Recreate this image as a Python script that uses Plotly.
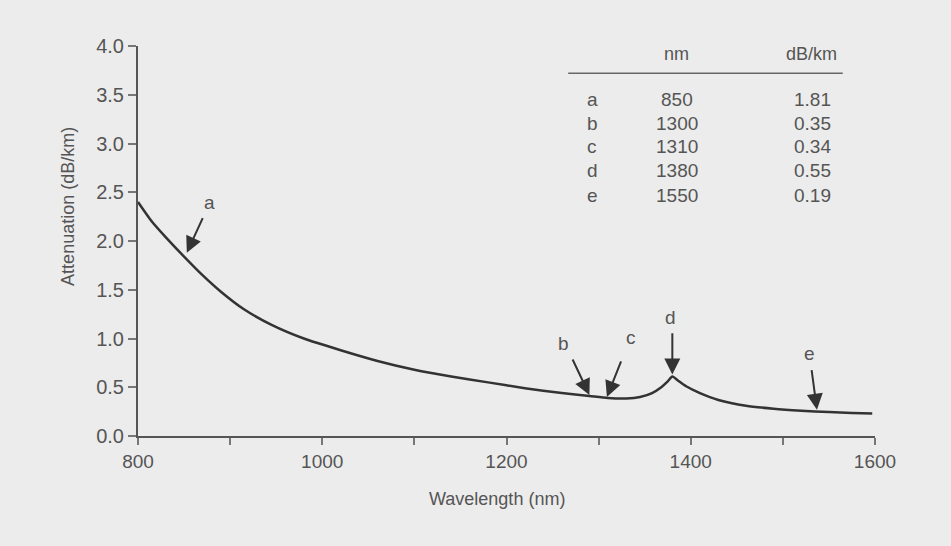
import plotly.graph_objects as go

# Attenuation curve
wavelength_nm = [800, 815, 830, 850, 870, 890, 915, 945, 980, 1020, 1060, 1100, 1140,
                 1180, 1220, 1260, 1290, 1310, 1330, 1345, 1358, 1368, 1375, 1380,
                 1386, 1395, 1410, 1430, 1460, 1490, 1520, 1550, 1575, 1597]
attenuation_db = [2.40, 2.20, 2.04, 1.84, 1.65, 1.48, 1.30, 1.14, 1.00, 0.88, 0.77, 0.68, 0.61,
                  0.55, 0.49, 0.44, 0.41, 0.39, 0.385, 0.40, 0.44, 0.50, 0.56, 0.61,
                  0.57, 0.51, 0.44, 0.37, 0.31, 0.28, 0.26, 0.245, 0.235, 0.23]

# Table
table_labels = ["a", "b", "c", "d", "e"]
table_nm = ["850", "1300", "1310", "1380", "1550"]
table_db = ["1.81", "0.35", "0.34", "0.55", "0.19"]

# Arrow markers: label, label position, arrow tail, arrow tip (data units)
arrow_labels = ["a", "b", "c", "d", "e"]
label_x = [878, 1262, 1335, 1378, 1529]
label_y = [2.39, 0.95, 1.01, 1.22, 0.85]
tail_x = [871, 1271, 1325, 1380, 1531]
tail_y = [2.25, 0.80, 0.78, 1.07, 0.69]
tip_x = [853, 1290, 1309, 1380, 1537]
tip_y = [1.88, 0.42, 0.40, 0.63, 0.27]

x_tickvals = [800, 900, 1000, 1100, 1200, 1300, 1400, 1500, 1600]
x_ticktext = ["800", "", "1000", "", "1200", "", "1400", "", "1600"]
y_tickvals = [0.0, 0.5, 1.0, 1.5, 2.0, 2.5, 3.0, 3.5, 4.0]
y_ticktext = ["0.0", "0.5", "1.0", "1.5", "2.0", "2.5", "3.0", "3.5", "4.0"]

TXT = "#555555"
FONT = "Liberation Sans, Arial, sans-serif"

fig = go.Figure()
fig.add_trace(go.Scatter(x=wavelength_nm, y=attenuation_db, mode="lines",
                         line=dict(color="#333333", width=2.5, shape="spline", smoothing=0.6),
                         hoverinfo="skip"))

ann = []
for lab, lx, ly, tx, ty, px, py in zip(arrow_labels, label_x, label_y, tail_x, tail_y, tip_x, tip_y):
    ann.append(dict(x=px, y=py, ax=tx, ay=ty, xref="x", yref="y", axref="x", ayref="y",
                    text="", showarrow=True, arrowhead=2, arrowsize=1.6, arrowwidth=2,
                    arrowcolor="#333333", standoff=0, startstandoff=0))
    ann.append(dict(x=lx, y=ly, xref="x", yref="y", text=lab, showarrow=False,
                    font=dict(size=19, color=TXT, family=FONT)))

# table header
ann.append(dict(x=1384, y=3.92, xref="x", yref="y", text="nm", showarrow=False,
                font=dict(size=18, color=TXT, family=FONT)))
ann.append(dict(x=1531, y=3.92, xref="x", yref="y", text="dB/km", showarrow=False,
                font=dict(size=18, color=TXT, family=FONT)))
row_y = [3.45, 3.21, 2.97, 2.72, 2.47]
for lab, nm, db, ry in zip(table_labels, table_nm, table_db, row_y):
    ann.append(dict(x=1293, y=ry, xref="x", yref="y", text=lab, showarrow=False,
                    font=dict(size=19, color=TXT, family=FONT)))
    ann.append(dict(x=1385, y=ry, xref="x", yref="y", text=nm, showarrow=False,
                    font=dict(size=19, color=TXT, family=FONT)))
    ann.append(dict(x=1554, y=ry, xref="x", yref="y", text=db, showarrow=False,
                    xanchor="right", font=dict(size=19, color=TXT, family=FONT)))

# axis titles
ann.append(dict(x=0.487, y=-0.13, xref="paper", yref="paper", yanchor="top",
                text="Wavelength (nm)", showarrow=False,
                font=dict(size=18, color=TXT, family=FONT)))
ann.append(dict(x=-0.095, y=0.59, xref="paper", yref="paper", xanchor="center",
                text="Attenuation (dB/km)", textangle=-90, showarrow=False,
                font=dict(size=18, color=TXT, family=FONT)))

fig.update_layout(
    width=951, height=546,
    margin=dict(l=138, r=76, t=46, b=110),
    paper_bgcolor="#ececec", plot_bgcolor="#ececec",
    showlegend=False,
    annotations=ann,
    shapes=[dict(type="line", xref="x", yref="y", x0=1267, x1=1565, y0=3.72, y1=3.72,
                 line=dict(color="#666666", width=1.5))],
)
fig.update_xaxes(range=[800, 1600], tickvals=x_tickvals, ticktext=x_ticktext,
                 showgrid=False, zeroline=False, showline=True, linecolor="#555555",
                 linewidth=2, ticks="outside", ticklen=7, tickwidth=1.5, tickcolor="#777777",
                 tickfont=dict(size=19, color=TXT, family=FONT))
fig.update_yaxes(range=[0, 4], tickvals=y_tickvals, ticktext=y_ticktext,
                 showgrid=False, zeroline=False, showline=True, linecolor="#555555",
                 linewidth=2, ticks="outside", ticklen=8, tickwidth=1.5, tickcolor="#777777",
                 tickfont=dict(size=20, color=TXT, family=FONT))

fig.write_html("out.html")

--

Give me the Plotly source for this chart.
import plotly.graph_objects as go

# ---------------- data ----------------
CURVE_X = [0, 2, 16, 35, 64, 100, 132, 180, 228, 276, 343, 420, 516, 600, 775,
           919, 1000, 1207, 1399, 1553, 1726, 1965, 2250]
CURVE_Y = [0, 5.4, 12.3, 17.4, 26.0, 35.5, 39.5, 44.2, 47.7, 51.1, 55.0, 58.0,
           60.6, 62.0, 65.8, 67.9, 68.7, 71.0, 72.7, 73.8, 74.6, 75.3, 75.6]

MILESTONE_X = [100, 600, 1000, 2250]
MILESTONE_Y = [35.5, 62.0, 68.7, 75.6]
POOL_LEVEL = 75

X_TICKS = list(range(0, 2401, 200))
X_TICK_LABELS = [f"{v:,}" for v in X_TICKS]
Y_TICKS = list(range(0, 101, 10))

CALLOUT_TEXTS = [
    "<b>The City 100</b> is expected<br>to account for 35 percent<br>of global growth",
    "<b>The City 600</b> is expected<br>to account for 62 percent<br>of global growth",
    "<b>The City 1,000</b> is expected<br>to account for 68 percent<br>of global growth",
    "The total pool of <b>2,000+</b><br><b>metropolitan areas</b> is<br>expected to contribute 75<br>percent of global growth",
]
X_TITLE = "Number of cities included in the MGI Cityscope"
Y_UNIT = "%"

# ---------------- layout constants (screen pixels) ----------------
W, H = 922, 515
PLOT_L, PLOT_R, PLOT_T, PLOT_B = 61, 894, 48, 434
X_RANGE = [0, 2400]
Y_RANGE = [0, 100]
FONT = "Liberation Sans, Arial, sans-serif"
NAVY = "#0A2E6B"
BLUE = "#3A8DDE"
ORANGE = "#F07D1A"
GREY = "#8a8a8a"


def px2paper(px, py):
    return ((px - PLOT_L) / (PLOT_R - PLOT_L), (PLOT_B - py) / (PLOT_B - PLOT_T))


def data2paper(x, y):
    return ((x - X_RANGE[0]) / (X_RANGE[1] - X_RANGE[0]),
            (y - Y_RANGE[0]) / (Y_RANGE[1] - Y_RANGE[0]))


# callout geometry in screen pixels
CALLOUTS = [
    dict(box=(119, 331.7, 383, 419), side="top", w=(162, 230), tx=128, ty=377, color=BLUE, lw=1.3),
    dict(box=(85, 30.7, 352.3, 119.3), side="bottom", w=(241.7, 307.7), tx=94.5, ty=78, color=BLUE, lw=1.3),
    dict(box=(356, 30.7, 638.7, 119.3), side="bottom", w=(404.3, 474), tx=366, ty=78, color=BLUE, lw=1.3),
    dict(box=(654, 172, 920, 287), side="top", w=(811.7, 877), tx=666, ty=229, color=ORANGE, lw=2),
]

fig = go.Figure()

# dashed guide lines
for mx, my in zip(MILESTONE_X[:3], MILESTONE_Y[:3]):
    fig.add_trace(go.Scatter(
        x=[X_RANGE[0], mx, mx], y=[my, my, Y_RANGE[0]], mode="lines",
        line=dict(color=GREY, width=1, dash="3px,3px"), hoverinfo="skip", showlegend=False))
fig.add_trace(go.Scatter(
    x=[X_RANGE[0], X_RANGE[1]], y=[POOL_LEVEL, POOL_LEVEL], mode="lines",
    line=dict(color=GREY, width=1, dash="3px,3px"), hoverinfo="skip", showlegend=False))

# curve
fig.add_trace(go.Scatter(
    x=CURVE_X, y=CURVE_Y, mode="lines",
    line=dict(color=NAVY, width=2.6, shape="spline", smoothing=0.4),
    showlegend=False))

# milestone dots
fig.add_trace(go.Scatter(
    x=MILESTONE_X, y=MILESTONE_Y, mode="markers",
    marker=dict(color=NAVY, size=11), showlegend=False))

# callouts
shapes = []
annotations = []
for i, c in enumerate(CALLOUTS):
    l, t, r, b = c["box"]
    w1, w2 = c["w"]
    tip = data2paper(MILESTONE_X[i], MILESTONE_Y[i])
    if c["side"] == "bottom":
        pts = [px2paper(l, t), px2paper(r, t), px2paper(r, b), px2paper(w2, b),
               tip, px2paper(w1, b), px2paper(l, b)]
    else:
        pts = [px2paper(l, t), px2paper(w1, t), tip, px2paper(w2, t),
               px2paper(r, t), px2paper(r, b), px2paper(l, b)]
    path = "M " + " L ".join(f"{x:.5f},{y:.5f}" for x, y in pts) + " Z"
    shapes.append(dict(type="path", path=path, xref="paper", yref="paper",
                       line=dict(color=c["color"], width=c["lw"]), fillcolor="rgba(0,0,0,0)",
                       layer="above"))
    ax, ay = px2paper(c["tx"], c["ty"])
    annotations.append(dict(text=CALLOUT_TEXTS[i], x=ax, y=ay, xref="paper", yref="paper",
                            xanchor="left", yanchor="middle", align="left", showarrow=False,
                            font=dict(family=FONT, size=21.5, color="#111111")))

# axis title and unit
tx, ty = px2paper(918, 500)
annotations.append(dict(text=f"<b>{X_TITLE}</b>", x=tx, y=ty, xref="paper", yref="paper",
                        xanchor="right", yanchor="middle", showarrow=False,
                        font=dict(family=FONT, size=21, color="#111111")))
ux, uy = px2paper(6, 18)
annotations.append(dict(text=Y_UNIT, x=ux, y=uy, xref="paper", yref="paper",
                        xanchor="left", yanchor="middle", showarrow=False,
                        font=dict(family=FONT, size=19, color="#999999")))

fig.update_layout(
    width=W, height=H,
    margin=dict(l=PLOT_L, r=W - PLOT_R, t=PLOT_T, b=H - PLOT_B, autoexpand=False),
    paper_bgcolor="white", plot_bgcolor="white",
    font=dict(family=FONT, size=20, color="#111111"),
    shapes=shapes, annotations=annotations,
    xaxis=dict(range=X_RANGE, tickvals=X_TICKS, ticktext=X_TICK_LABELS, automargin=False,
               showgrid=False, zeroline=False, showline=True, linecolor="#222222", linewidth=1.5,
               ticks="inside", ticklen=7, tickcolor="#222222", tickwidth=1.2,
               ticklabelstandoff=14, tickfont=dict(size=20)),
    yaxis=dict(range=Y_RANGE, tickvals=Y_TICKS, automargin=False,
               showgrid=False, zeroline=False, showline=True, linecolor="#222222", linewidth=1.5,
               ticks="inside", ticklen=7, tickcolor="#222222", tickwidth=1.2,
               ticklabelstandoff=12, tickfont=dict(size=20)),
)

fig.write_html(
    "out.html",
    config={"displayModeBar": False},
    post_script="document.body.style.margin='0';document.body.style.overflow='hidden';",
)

GIVEN INSTRUCTION:
Using the records given above, list every line that includes the word "this".

RESPONSE:
Recreate this image as a Python script that uses Plotly.
Give me the Plotly source for this chart.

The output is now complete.